The Celts: Search for a Civilization
By Alice Roberts
Heron Books (2015)
Book Review
Were the Celts of northern Europe the uncivilized barbarians the Greeks and Romans made them out to be? Alice Roberts thinks not. Her book examines the origin of the Celts, the prehistoric tribe responsible for populating Ireland, Wales, Scotland, Cornwall and early Britain. The conventional view is that the Celts originated in central Europe and gradually migrated west to occupy ancient Gaul (France), Britain, Scotland, Wales an Ireland; south to Egypt and northern Italy; and west as far as Kiev and Turkey. Roberts sides with the more recent view that Celtic civilization developed along the Atlantic coast of Europe – a well-connected group of Bronze Age societies extending from Portugal – and migrated westward to occupy Gaul, parts of Germany, the Balkans, Turkey and northern Italy..
The Celts gives a full inventory of all available archeological, linguistic and genetic evidence, as well as accounts from historical texts and oral myths. The picture Roberts paints is totally at odds with Roman and Greek efforts to portray Celts as uncivilized barbarians. Thanks to their great sophistication in mining, smelting metals into weapons and jewelry, and advanced seafaring, the Celts established major trading centers throughout continental Europe. The Tartessos referred to in the Old Testament at the time of Solomon were early Celts who sailed great ships laden with silver, gold, ivory, apes and peacocks to trade with Mediterranean settlements.

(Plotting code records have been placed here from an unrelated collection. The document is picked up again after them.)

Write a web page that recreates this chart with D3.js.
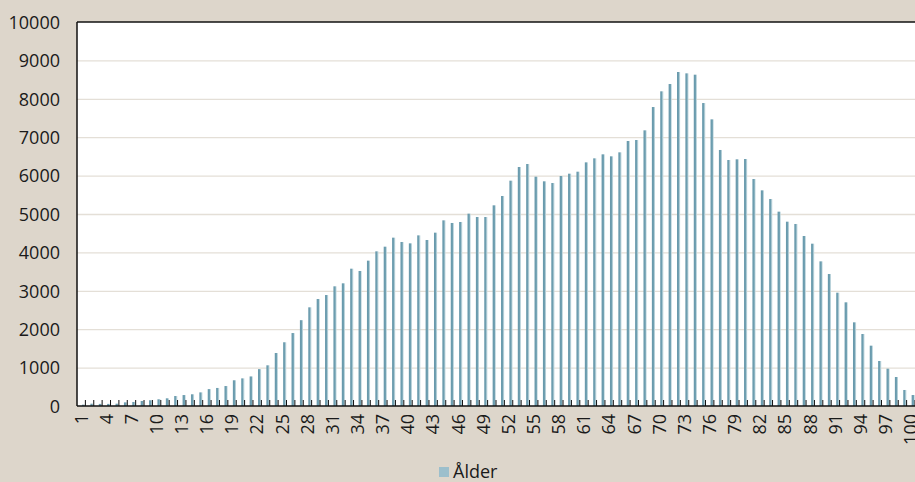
<!DOCTYPE html>
<html>
<head>
<meta charset="utf-8">
<script src="https://cdn.jsdelivr.net/npm/d3@7/dist/d3.min.js"></script>
<style>
  html, body { margin: 0; padding: 0; background: #ddd6cb; }
  svg { display: block; }
  text { font-family: "Open Sans", sans-serif; fill: #1a1a1a; }
</style>
</head>
<body>
<svg id="chart" width="915" height="482"></svg>
<script>
// Age categories (1–100) and number of people per age
const ages = d3.range(1, 101);
const counts = [
  35, 60, 55, 55, 60, 95, 105, 130, 150, 175,
  200, 260, 285, 305, 355, 440, 470, 520, 670, 720,
  770, 960, 1060, 1380, 1660, 1900, 2235, 2570, 2786, 2890,
  3117, 3195, 3576, 3516, 3785, 4028, 4149, 4384, 4271, 4236,
  4444, 4323, 4514, 4835, 4766, 4792, 5009, 4922, 4922, 5226,
  5469, 5868, 6224, 6302, 5972, 5851, 5807, 5990, 6050, 6102,
  6345, 6450, 6554, 6502, 6606, 6901, 6927, 7179, 7786, 8195,
  8385, 8698, 8663, 8628, 7890, 7465, 6667, 6406, 6424, 6432,
  5911, 5616, 5390, 5061, 4800, 4740, 4427, 4227, 3767, 3437,
  2951, 2700, 2179, 1875, 1571, 1172, 972, 755, 417, 286
];
const xTickLabels = [1, 4, 7, 10, 13, 16, 19, 22, 25, 28, 31, 34, 37, 40, 43, 46, 49,
  52, 55, 58, 61, 64, 67, 70, 73, 76, 79, 82, 85, 88, 91, 94, 97, 100];
const yTicks = [0, 1000, 2000, 3000, 4000, 5000, 6000, 7000, 8000, 9000, 10000];
const seriesName = "Ålder";

const svg = d3.select("#chart");
const plot = { left: 77, right: 915, top: 22, bottom: 406 };

const x = d3.scaleBand().domain(ages).range([plot.left, plot.right]).paddingInner(0).paddingOuter(0);
const y = d3.scaleLinear().domain([0, 10000]).range([plot.bottom, plot.top]);

// bar gradient: darker body with a pale right edge
const defs = svg.append("defs");
const grad = defs.append("linearGradient").attr("id", "barFill")
  .attr("x1", "0").attr("x2", "1").attr("y1", "0").attr("y2", "0");
grad.append("stop").attr("offset", "0%").attr("stop-color", "#6697aa");
grad.append("stop").attr("offset", "62%").attr("stop-color", "#72a2b3");
grad.append("stop").attr("offset", "72%").attr("stop-color", "#a9c7d1");
grad.append("stop").attr("offset", "100%").attr("stop-color", "#c3d9e0");

// plot area
svg.append("rect")
  .attr("x", plot.left).attr("y", plot.top)
  .attr("width", plot.right - plot.left + 5).attr("height", plot.bottom - plot.top)
  .attr("fill", "#ffffff");

// horizontal gridlines + y labels
const yAxis = svg.append("g")
  .attr("transform", `translate(${plot.left},0)`)
  .call(d3.axisLeft(y).tickValues(yTicks).tickFormat(d3.format("d"))
    .tickSize(-(plot.right - plot.left)).tickPadding(17));
yAxis.select(".domain").remove();
yAxis.selectAll(".tick line")
  .attr("stroke", "#e4dfd7").attr("stroke-width", 1.3)
  .filter(d => d === 0 || d === 10000).remove();
yAxis.selectAll(".tick text")
  .style("font-family", "'Open Sans', sans-serif")
  .style("font-size", "18px").attr("fill", "#1a1a1a").attr("dy", "0.35em");

// bars
const step = x.step();
svg.append("g").selectAll("rect")
  .data(ages)
  .join("rect")
  .attr("x", (d) => x(d) + step * 0.6)
  .attr("width", step * 0.37)
  .attr("y", (d, i) => y(counts[i]))
  .attr("height", (d, i) => y(0) - y(counts[i]))
  .attr("fill", "url(#barFill)");

// inward tick marks at category boundaries
svg.append("g").selectAll("line")
  .data(ages)
  .join("line")
  .attr("x1", d => x(d) + step).attr("x2", d => x(d) + step)
  .attr("y1", plot.bottom).attr("y2", plot.bottom - 6)
  .attr("stroke", "#111").attr("stroke-width", 1);

// plot frame: top, left and bottom
svg.append("line").attr("x1", plot.left).attr("x2", plot.right + 5)
  .attr("y1", plot.top).attr("y2", plot.top).attr("stroke", "#111").attr("stroke-width", 1.3);
svg.append("line").attr("x1", plot.left).attr("x2", plot.left)
  .attr("y1", plot.top).attr("y2", plot.bottom).attr("stroke", "#111").attr("stroke-width", 1.5);
svg.append("line").attr("x1", plot.left).attr("x2", plot.right + 5)
  .attr("y1", plot.bottom).attr("y2", plot.bottom).attr("stroke", "#111").attr("stroke-width", 1.5);

// x labels, rotated
const xAxis = svg.append("g")
  .attr("transform", `translate(0,${plot.bottom})`)
  .call(d3.axisBottom(x).tickValues(xTickLabels).tickSize(0));
xAxis.select(".domain").remove();
xAxis.selectAll(".tick text")
  .style("font-family", "'Open Sans', sans-serif")
  .style("font-size", "18px").attr("fill", "#1a1a1a")
  .attr("text-anchor", "end")
  .attr("transform", "rotate(-90)")
  .attr("x", -8).attr("y", 0).attr("dy", "0.35em");

// legend
const legend = svg.append("g").attr("transform", "translate(439,467)");
legend.append("rect").attr("width", 10).attr("height", 10).attr("fill", "#9cbfcc");
legend.append("text").attr("x", 14).attr("y", 10.5)
  .style("font-size", "18px").attr("fill", "#1a1a1a").text(seriesName);
</script>
</body>
</html>
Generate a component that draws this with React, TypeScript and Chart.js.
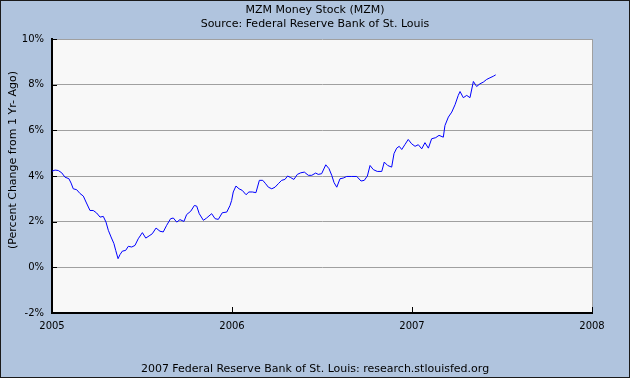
import React, { useEffect, useRef } from "react";
import { Chart, registerables } from "chart.js";

Chart.register(...registerables);

const titleText = "MZM Money Stock (MZM)";
const subtitleText = "Source: Federal Reserve Bank of St. Louis";
const footerText = "2007 Federal Reserve Bank of St. Louis: research.stlouisfed.org";
const yAxisTitle = "(Percent Change from 1 Yr- Ago)";

const xTickYears = [2005, 2006, 2007, 2008];
const yTickValues = [-2, 0, 2, 4, 6, 8, 10];

// Observation dates (decimal years)
const dates = [
  2005.0, 2005.017, 2005.035, 2005.054, 2005.072, 2005.094, 2005.106, 2005.118, 2005.137, 2005.156,
  2005.174, 2005.189, 2005.211, 2005.229, 2005.248, 2005.267, 2005.285, 2005.3, 2005.313, 2005.328,
  2005.344, 2005.354, 2005.367, 2005.378, 2005.391, 2005.409, 2005.424, 2005.443, 2005.461, 2005.479,
  2005.502, 2005.521, 2005.544, 2005.557, 2005.578, 2005.6, 2005.618, 2005.637, 2005.659, 2005.674,
  2005.693, 2005.711, 2005.733, 2005.748, 2005.771, 2005.791, 2005.804, 2005.818, 2005.841, 2005.859,
  2005.887, 2005.906, 2005.924, 2005.946, 2005.971, 2005.989, 2005.998, 2006.007, 2006.022, 2006.039,
  2006.057, 2006.078, 2006.094, 2006.113, 2006.133, 2006.152, 2006.171, 2006.187, 2006.202, 2006.221,
  2006.239, 2006.257, 2006.276, 2006.294, 2006.309, 2006.326, 2006.344, 2006.363, 2006.382, 2006.402,
  2006.424, 2006.443, 2006.465, 2006.479, 2006.498, 2006.521, 2006.539, 2006.554, 2006.567, 2006.582,
  2006.6, 2006.618, 2006.637, 2006.665, 2006.693, 2006.717, 2006.735, 2006.752, 2006.767, 2006.785,
  2006.807, 2006.832, 2006.846, 2006.865, 2006.887, 2006.9, 2006.915, 2006.929, 2006.943, 2006.961,
  2006.979, 2006.998, 2007.017, 2007.035, 2007.054, 2007.072, 2007.091, 2007.109, 2007.132, 2007.15,
  2007.174, 2007.183, 2007.202, 2007.221, 2007.239, 2007.257, 2007.267, 2007.285, 2007.304, 2007.322,
  2007.341, 2007.359, 2007.378, 2007.396, 2007.415, 2007.433, 2007.452, 2007.465,
];

// MZM percent change from one year ago
const pctChange = [
  4.21, 4.26, 4.24, 4.14, 3.95, 3.88, 3.69, 3.44, 3.4, 3.23,
  3.12, 2.86, 2.49, 2.49, 2.38, 2.2, 2.23, 1.98, 1.62, 1.33,
  1.04, 0.74, 0.38, 0.56, 0.71, 0.74, 0.92, 0.89, 0.96, 1.25,
  1.52, 1.28, 1.4, 1.47, 1.72, 1.58, 1.55, 1.84, 2.13, 2.16,
  1.98, 2.09, 2.01, 2.31, 2.46, 2.71, 2.68, 2.35, 2.06, 2.16,
  2.35, 2.13, 2.1, 2.39, 2.42, 2.71, 2.93, 3.3, 3.56, 3.44,
  3.37, 3.18, 3.3, 3.3, 3.27, 3.81, 3.81, 3.66, 3.51, 3.44,
  3.51, 3.66, 3.81, 3.85, 4.0, 3.93, 3.85, 4.07, 4.14, 4.17,
  4.03, 4.03, 4.13, 4.07, 4.1, 4.49, 4.32, 4.03, 3.71, 3.51,
  3.88, 3.91, 3.98, 3.98, 3.98, 3.78, 3.81, 4.0, 4.46, 4.28,
  4.2, 4.2, 4.61, 4.46, 4.39, 4.98, 5.22, 5.3, 5.16, 5.38,
  5.6, 5.41, 5.3, 5.37, 5.19, 5.46, 5.22, 5.63, 5.68, 5.78,
  5.7, 6.21, 6.58, 6.8, 7.12, 7.53, 7.7, 7.43, 7.53, 7.43,
  8.14, 7.92, 8.04, 8.11, 8.23, 8.3, 8.37, 8.43,
];

const FONT = '"DejaVu Sans", Verdana, sans-serif';

const decorPlugin = {
  id: "decor",
  beforeDraw(chart: any) {
    const { ctx, chartArea: a, width, height } = chart;
    ctx.save();
    ctx.fillStyle = "#B0C4DE";
    ctx.fillRect(0, 0, width, height);
    ctx.fillStyle = "#F8F8F8";
    ctx.fillRect(a.left, a.top, a.right - a.left, a.bottom - a.top);
    ctx.restore();
  },
  afterDraw(chart: any) {
    const { ctx, chartArea: a, width, height, scales } = chart;
    ctx.save();
    // inner tick marks
    ctx.strokeStyle = "#000000";
    ctx.lineWidth = 1;
    ctx.beginPath();
    for (const v of yTickValues) {
      const y = Math.round(scales.y.getPixelForValue(v)) + 0.5;
      ctx.moveTo(a.left, y);
      ctx.lineTo(a.left + 5, y);
    }
    for (const v of xTickYears) {
      const x = Math.round(scales.x.getPixelForValue(v)) + 0.5;
      ctx.moveTo(x, a.bottom);
      ctx.lineTo(x, a.bottom - 6);
    }
    ctx.stroke();

    // texts
    ctx.fillStyle = "#000000";
    ctx.textAlign = "center";
    ctx.textBaseline = "middle";
    ctx.font = `11px ${FONT}`;
    ctx.fillText(titleText, width / 2, 10);
    ctx.fillText(subtitleText, width / 2, 24);
    ctx.fillText(footerText, width / 2, 369);

    ctx.save();
    ctx.translate(13, 160);
    ctx.rotate(-Math.PI / 2);
    ctx.font = `11px ${FONT}`;
    ctx.fillText(yAxisTitle, 0, 0);
    ctx.restore();

    // outer border
    ctx.strokeStyle = "#1a1a1a";
    ctx.lineWidth = 1;
    ctx.strokeRect(0.5, 0.5, width - 1, height - 1);
    ctx.restore();
  },
};

export default function App() {
  const canvasRef = useRef<HTMLCanvasElement | null>(null);

  useEffect(() => {
    document.body.style.margin = "0";
    const canvas = canvasRef.current;
    if (!canvas) return;
    const chart = new Chart(canvas, {
      type: "line",
      data: {
        datasets: [
          {
            label: "MZM",
            data: dates.map((d, i) => ({ x: d, y: pctChange[i] })),
            borderColor: "#0000FF",
            borderWidth: 1,
            pointRadius: 0,
            tension: 0,
            fill: false,
          },
        ],
      },
      options: {
        animation: false,
        responsive: false,
        devicePixelRatio: 1,
        layout: { padding: { left: 0, top: 39, right: 38, bottom: 0 } },
        plugins: {
          legend: { display: false },
          tooltip: { enabled: false },
          title: { display: false },
        },
        scales: {
          x: {
            type: "linear",
            min: 2005,
            max: 2008,
            afterBuildTicks: (scale: any) => {
              scale.ticks = xTickYears.map((v) => ({ value: v }));
            },
            afterFit: (scale: any) => {
              scale.height = 65;
            },
            ticks: {
              color: "#000000",
              font: { family: FONT, size: 10 },
              padding: 7,
              maxRotation: 0,
              callback: (v: any) => String(v),
            },
            grid: {
              display: true,
              drawTicks: false,
              color: (c: any) => (c.tick && c.tick.value === 2008 ? "#A0A0A0" : "rgba(0,0,0,0)"),
              lineWidth: 1,
            },
            border: { display: true, color: "#000000", width: 2 },
          },
          y: {
            min: -2,
            max: 10,
            afterBuildTicks: (scale: any) => {
              scale.ticks = yTickValues.map((v) => ({ value: v }));
            },
            afterFit: (scale: any) => {
              scale.width = 52;
            },
            ticks: {
              color: "#000000",
              font: { family: FONT, size: 10 },
              padding: 8,
              callback: (v: any) => `${v}%`,
            },
            grid: {
              display: true,
              drawTicks: false,
              color: "#A0A0A0",
              lineWidth: 1,
            },
            border: { display: true, color: "#000000", width: 2 },
          },
        },
      },
      plugins: [decorPlugin],
    });
    return () => chart.destroy();
  }, []);

  return (
    <div style={{ width: 630, height: 378 }}>
      <canvas ref={canvasRef} width={630} height={378} style={{ display: "block" }} />
    </div>
  );
}
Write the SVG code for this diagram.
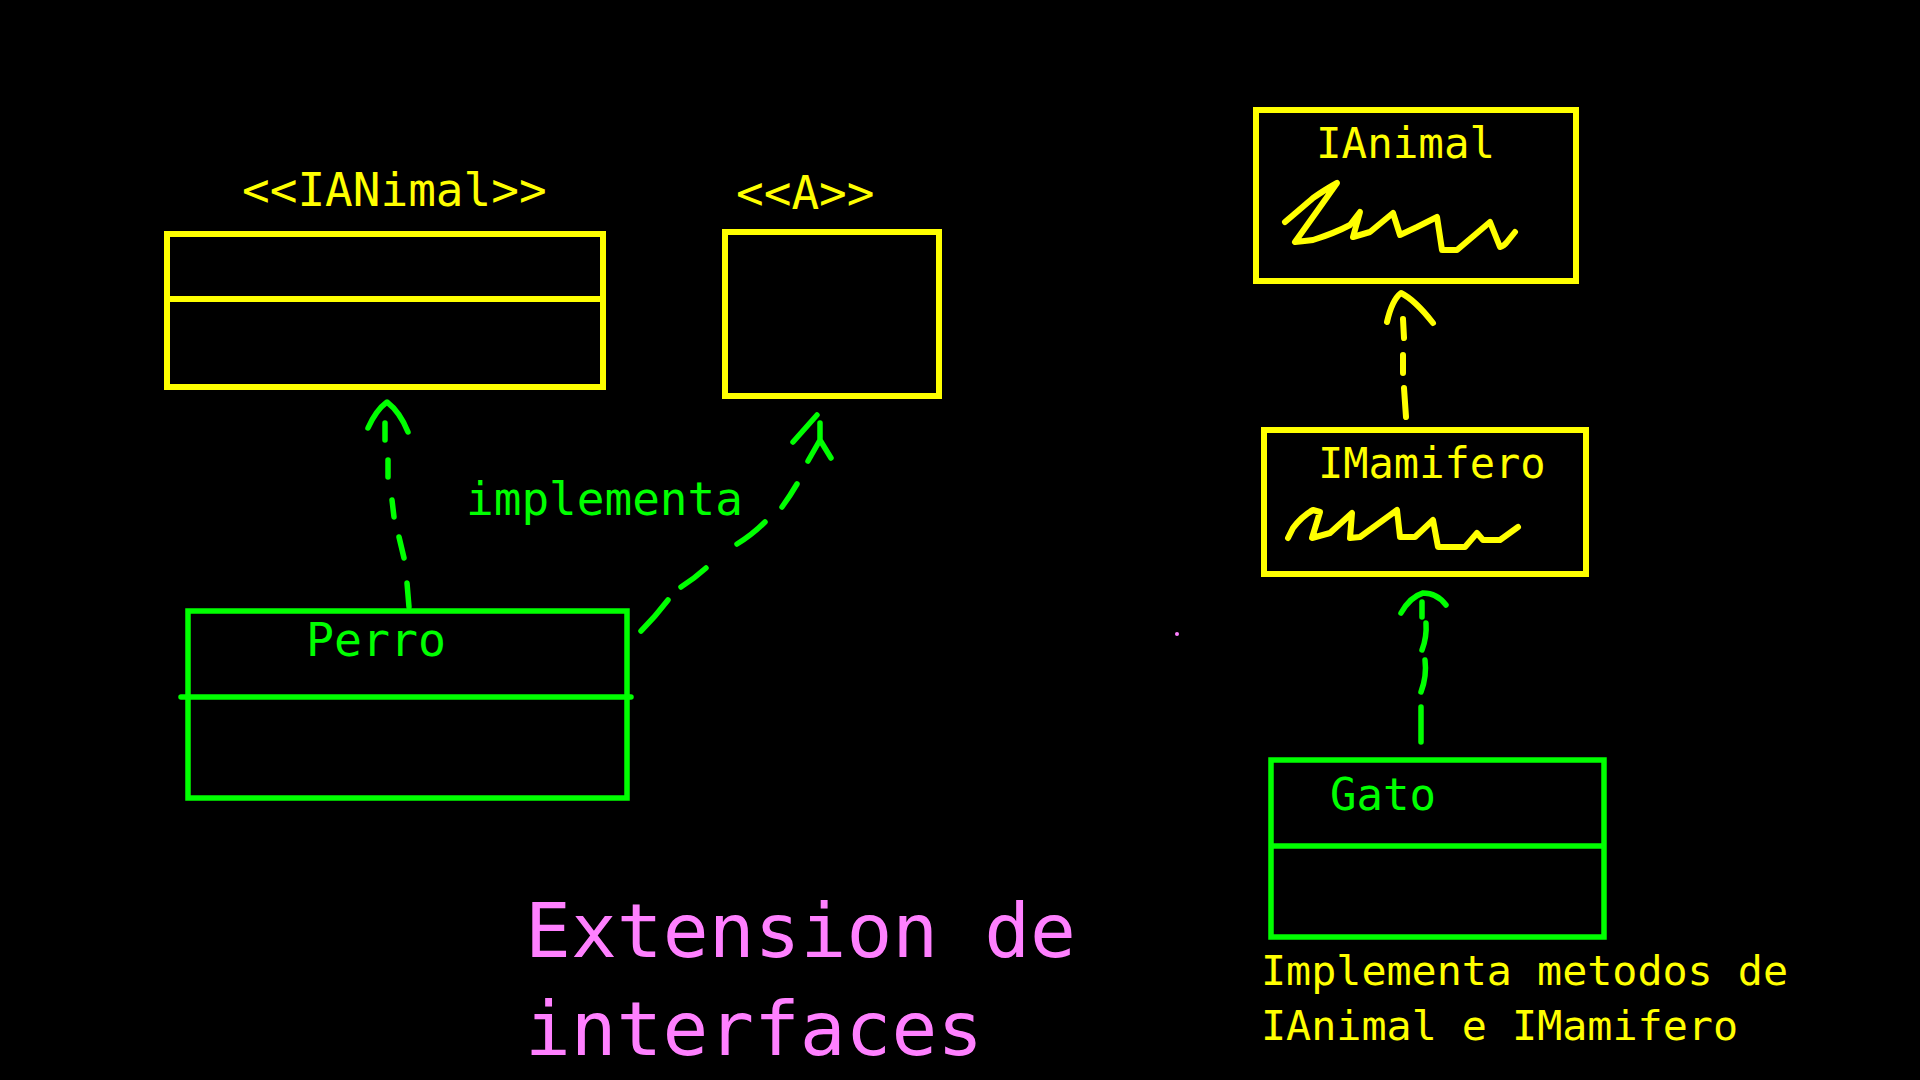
<svg xmlns="http://www.w3.org/2000/svg" width="1920" height="1080" viewBox="0 0 1920 1080">
<style>
.bg{fill:#000}
.y{fill:none;stroke:#ffff00;stroke-width:6}
.g{fill:none;stroke:#00ff00;stroke-width:5.5}
.yl{fill:none;stroke:#ffff00;stroke-width:6;stroke-linecap:round;stroke-linejoin:round}
.gl{fill:none;stroke:#00ff00;stroke-width:5.5;stroke-linecap:round;stroke-linejoin:round}
text{font-family:"DejaVu Sans Mono","Liberation Mono",monospace}
.ty{fill:#ffff00}
.tg{fill:#00ff00}
.tp{fill:#ff80ff}
</style>
<rect class="bg" x="0" y="0" width="1920" height="1080"/>

<g id="ianimal-uml">
<text class="ty" x="242" y="206" font-size="46">&lt;&lt;IANimal&gt;&gt;</text>
<rect class="y" x="167" y="234" width="436" height="153"/>
<line class="y" x1="167" y1="299" x2="603" y2="299"/>
</g>

<g id="a-uml">
<text class="ty" x="736" y="209" font-size="46">&lt;&lt;A&gt;&gt;</text>
<rect class="y" x="725" y="232" width="214" height="164"/>
</g>

<g id="perro">
<rect class="g" x="188" y="611" width="439" height="187"/>
<line class="gl" x1="181" y1="697" x2="631" y2="697"/>
<text class="tg" x="306" y="656" font-size="46.5">Perro</text>
</g>

<g id="ianimal">
<rect class="y" x="1256" y="110" width="320" height="171"/>
<text class="ty" x="1316" y="158" font-size="42.5">IAnimal</text>
<path class="yl" d="M1285,222 Q1305,205 1313,198 Q1326,189 1337,183 Q1318,210 1295,242 Q1305,241 1313,240 Q1335,233 1350,225 L1360,212 L1353,237 L1370,232 L1393,213 L1400,235 L1417,227 L1437,217 L1442,250 L1457,250 L1490,222 L1500,247 Q1504,246 1507,242 L1515,232"/>
</g>

<g id="imamifero">
<rect class="y" x="1264" y="430" width="322" height="144"/>
<text class="ty" x="1318" y="478" font-size="42">IMamifero</text>
<path class="yl" d="M1288,538 L1293,528 Q1302,516 1313,510 L1320,512 L1312,538 L1330,533 L1352,513 L1350,538 L1360,537 L1397,510 L1400,537 L1415,537 L1433,520 L1438,547 L1465,547 L1477,533 L1483,540 L1500,540 L1518,527"/>
</g>

<g id="gato">
<rect class="g" x="1271" y="760" width="333" height="177"/>
<line class="g" x1="1271" y1="846" x2="1604" y2="846"/>
<text class="tg" x="1330" y="810" font-size="44">Gato</text>
</g>

<g id="notes">
<text class="ty" x="1261" y="985" font-size="40" textLength="527" lengthAdjust="spacingAndGlyphs">Implementa metodos de</text>
<text class="ty" x="1261" y="1040" font-size="40" textLength="477" lengthAdjust="spacingAndGlyphs">IAnimal e IMamifero</text>
<text class="tp" x="525" y="957" font-size="75" textLength="551" lengthAdjust="spacingAndGlyphs">Extension de</text>
<text class="tp" x="525" y="1055" font-size="75" textLength="458" lengthAdjust="spacingAndGlyphs">interfaces</text>
<text class="tg" x="466" y="515" font-size="46">implementa</text>
<circle cx="1177" cy="634" r="2" fill="#ff80ff"/>
</g>

<g id="connectors">
<!-- Perro -> IANimal -->
<path class="gl" d="M409,607 L407,583 M404,558 L399,537 M394,517 L392,500 M388,477 L388,460 M385,440 L385,423"/>
<path class="gl" d="M368,428 Q376,410 387,402 Q400,412 408,432"/>
<!-- Perro -> A -->
<path class="gl" d="M641,631 Q655,617 668,600 M681,587 Q695,578 706,568 M737,544 Q752,535 765,522 M782,507 Q790,496 797,484"/>
<path class="gl" d="M793,442 L817,415 M820,423 L820,440 L808,461 M820,440 L831,458"/>
<!-- IMamifero -> IAnimal -->
<path class="yl" d="M1403,319 L1404,338 M1403,355 L1403,373 M1404,388 L1406,417"/>
<path class="yl" d="M1387,322 Q1392,300 1401,293 Q1415,300 1433,323"/>
<!-- Gato -> IMamifero -->
<path class="gl" d="M1421,742 L1421,707 M1421,692 Q1427,676 1425,660 M1422,650 Q1427,637 1426,623 M1422,617 L1422,602"/>
<path class="gl" d="M1401,613 Q1410,597 1423,593 Q1437,593 1446,605"/>
</g>
</svg>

The Phoenicians, the first Eastern Europeans they made contact with, traded wine and manufactured goods for their silver, gold, copper and tin. The earliest written evidence of the Celtic language comes from the beginning of the Iron Age in Southwest Portugal.
In addition to well-developed religious practices, the Celts had a written language and appointed druids to serve as judges, guardians of knowledge, and priests.
During the Iron Age, they developed a reputation as great warriors and often hired themselves as mercenaries to various kings and emperors. In 387, they sacked Rome for the first time, and in 280 BC they conquered Macedonia and moved south into Greece. Julius Caesar’s primary reason for invading and occupying Gaul was to end the constant Celtic raids on Roman territory.